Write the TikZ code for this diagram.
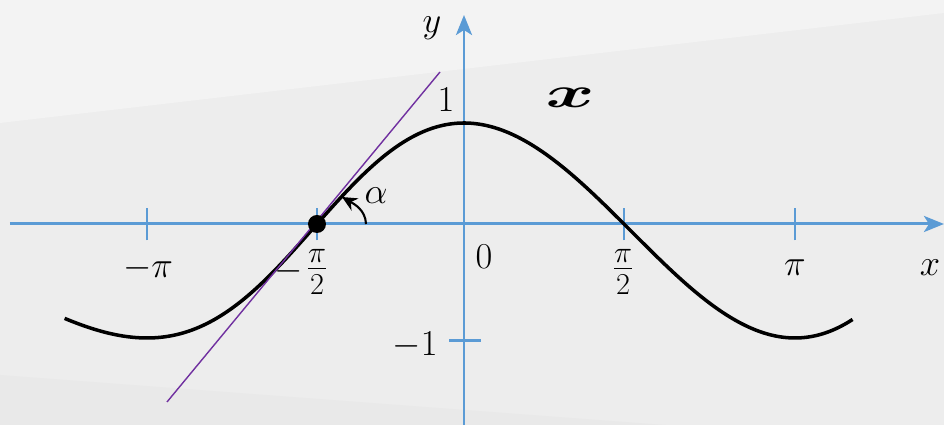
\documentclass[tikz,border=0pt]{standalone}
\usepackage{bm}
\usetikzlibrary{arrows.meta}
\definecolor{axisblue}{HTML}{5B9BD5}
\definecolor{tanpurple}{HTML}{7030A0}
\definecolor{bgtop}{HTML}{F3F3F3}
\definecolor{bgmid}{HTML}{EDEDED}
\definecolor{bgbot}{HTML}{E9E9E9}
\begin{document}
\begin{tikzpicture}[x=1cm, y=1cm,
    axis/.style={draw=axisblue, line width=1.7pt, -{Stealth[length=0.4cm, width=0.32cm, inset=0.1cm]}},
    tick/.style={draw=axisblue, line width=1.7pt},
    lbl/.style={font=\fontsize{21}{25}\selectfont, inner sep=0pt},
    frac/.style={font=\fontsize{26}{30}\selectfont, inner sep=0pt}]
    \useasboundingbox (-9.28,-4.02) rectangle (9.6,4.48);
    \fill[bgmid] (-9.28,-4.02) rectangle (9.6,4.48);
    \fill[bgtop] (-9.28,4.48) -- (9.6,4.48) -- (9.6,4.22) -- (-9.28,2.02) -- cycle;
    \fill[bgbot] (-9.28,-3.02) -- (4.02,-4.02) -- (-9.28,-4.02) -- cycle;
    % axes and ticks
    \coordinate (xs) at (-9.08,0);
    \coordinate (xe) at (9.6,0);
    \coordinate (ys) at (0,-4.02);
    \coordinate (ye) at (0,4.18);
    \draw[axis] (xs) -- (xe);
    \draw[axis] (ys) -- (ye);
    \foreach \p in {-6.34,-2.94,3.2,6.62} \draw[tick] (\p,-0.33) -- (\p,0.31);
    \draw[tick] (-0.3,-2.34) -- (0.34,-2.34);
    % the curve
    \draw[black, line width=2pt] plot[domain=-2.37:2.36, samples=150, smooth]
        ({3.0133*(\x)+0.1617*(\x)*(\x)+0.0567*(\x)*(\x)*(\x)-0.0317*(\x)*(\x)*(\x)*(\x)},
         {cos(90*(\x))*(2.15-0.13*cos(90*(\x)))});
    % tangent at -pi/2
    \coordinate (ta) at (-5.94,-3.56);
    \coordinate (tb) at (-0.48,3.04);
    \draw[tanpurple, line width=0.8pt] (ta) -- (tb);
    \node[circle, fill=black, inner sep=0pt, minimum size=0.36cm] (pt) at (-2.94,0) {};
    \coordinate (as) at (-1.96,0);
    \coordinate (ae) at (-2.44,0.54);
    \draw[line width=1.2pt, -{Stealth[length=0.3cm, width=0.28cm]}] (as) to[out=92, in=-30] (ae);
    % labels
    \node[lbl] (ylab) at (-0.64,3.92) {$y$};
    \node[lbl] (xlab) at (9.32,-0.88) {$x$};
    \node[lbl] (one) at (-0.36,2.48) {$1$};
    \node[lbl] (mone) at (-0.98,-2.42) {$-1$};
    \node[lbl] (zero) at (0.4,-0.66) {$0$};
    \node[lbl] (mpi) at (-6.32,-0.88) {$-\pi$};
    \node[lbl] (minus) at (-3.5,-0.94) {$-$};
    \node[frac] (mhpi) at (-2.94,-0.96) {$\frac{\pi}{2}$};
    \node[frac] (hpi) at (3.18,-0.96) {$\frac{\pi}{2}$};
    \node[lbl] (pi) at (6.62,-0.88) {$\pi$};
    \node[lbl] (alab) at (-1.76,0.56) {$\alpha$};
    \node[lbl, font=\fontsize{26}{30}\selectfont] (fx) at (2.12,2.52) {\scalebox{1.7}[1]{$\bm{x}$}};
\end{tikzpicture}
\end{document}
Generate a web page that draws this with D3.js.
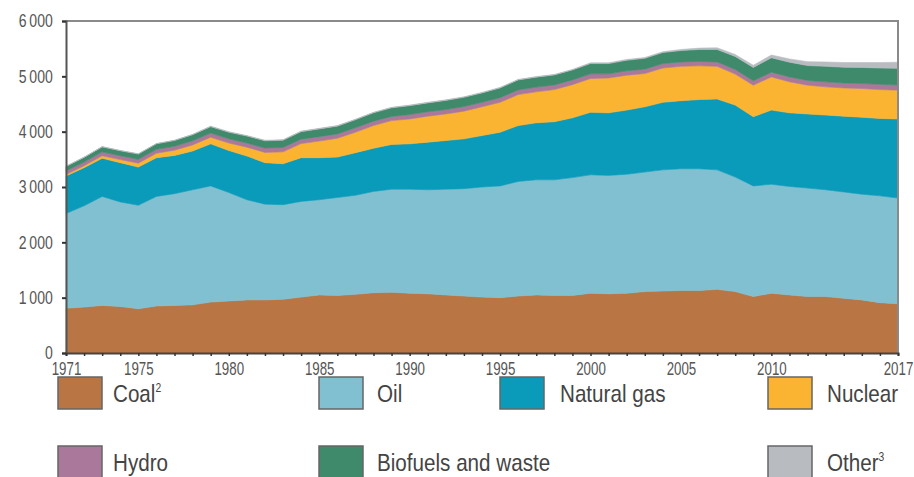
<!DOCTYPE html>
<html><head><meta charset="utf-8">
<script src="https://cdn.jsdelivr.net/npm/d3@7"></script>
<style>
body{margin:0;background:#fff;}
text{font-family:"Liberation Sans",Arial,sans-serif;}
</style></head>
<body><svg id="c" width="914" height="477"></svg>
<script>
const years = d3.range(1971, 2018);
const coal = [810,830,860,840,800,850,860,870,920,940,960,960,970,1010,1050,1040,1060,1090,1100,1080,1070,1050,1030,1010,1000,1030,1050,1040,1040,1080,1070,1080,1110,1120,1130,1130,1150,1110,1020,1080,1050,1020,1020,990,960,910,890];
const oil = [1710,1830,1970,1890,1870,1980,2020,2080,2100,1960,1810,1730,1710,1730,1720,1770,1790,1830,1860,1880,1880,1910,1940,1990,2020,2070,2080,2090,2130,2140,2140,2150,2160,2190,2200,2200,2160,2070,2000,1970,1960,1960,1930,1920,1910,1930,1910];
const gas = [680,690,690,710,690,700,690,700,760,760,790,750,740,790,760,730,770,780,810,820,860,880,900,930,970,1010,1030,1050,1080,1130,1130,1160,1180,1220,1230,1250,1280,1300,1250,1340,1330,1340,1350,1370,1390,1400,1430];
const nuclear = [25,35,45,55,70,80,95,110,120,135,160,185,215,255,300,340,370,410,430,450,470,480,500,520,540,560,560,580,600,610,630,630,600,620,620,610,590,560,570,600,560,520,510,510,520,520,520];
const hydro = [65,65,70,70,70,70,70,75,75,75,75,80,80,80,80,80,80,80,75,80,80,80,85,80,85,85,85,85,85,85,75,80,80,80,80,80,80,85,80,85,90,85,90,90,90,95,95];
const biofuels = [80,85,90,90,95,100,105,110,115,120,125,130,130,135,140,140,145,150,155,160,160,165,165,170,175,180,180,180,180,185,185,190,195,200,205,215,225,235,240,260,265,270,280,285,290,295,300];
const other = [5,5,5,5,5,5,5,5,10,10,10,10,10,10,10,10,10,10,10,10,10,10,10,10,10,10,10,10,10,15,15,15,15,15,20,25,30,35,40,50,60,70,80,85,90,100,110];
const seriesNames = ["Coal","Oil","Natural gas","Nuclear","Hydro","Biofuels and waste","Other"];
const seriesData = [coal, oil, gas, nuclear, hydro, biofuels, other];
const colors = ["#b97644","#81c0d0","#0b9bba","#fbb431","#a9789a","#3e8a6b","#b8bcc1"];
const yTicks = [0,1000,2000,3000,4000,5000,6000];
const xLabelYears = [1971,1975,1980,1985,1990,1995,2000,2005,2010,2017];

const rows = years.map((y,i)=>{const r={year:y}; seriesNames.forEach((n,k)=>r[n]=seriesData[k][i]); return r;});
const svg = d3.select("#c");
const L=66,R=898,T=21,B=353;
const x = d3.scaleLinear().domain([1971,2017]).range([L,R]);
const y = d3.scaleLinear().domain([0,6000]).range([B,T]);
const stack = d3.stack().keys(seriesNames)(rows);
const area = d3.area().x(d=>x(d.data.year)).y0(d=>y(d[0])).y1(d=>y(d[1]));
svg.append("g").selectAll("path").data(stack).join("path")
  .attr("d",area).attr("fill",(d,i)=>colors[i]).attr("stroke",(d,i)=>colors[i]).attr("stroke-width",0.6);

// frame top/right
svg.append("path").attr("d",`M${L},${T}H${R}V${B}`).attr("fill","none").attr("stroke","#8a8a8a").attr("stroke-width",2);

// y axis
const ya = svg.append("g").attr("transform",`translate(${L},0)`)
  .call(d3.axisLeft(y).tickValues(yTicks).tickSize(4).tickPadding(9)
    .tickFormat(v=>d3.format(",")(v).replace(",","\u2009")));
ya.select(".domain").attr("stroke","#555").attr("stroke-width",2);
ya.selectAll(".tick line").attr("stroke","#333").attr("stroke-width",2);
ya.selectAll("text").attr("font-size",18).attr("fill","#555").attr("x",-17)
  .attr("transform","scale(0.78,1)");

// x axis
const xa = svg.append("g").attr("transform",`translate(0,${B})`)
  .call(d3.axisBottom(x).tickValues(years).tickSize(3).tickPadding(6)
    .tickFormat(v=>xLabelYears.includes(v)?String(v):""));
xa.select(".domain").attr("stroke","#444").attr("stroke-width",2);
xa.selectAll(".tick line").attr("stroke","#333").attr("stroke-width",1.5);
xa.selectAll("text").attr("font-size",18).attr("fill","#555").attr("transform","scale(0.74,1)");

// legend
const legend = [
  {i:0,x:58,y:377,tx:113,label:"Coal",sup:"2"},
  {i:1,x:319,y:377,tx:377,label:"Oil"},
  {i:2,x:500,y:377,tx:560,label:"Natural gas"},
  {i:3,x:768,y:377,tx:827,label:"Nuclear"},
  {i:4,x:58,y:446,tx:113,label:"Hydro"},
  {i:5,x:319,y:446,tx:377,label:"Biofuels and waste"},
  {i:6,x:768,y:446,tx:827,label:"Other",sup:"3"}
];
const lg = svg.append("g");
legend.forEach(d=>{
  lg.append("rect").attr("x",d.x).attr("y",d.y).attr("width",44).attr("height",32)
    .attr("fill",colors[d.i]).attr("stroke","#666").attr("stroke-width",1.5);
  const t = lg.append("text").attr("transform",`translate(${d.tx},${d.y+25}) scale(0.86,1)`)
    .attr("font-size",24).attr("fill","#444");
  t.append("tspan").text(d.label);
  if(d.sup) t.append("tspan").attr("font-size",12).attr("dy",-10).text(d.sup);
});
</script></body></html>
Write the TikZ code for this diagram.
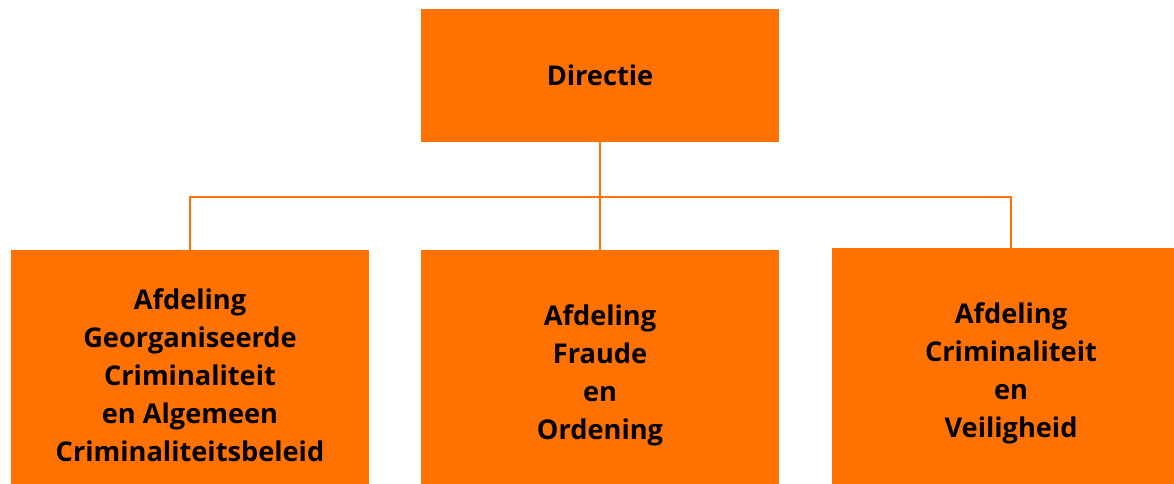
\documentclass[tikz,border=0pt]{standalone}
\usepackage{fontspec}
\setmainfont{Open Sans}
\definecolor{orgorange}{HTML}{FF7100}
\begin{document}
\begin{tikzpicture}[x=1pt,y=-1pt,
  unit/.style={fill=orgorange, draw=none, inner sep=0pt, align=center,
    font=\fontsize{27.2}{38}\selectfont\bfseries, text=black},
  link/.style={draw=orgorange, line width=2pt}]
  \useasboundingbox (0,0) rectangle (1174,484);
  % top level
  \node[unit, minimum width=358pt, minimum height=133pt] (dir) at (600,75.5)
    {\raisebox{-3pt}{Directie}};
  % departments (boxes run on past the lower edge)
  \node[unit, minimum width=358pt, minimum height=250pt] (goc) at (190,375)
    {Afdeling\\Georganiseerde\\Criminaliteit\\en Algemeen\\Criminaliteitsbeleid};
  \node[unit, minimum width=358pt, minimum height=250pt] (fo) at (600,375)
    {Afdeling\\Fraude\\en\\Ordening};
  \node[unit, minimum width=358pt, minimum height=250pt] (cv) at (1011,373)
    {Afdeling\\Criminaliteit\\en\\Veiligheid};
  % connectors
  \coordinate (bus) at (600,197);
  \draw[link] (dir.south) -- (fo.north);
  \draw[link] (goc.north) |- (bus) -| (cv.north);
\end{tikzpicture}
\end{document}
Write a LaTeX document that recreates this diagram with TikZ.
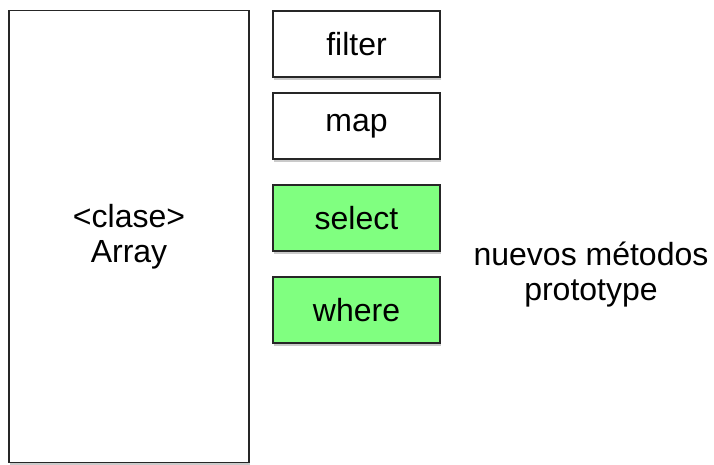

◆ ◆ ◆

▶ [INSTRUCTION]: Which lines of the data above contain "that"? Copy each one.

▶ [SOLUTION BELOW]:
Generate a web page that draws this with D3.js.
Write a LaTeX document that recreates this diagram with TikZ.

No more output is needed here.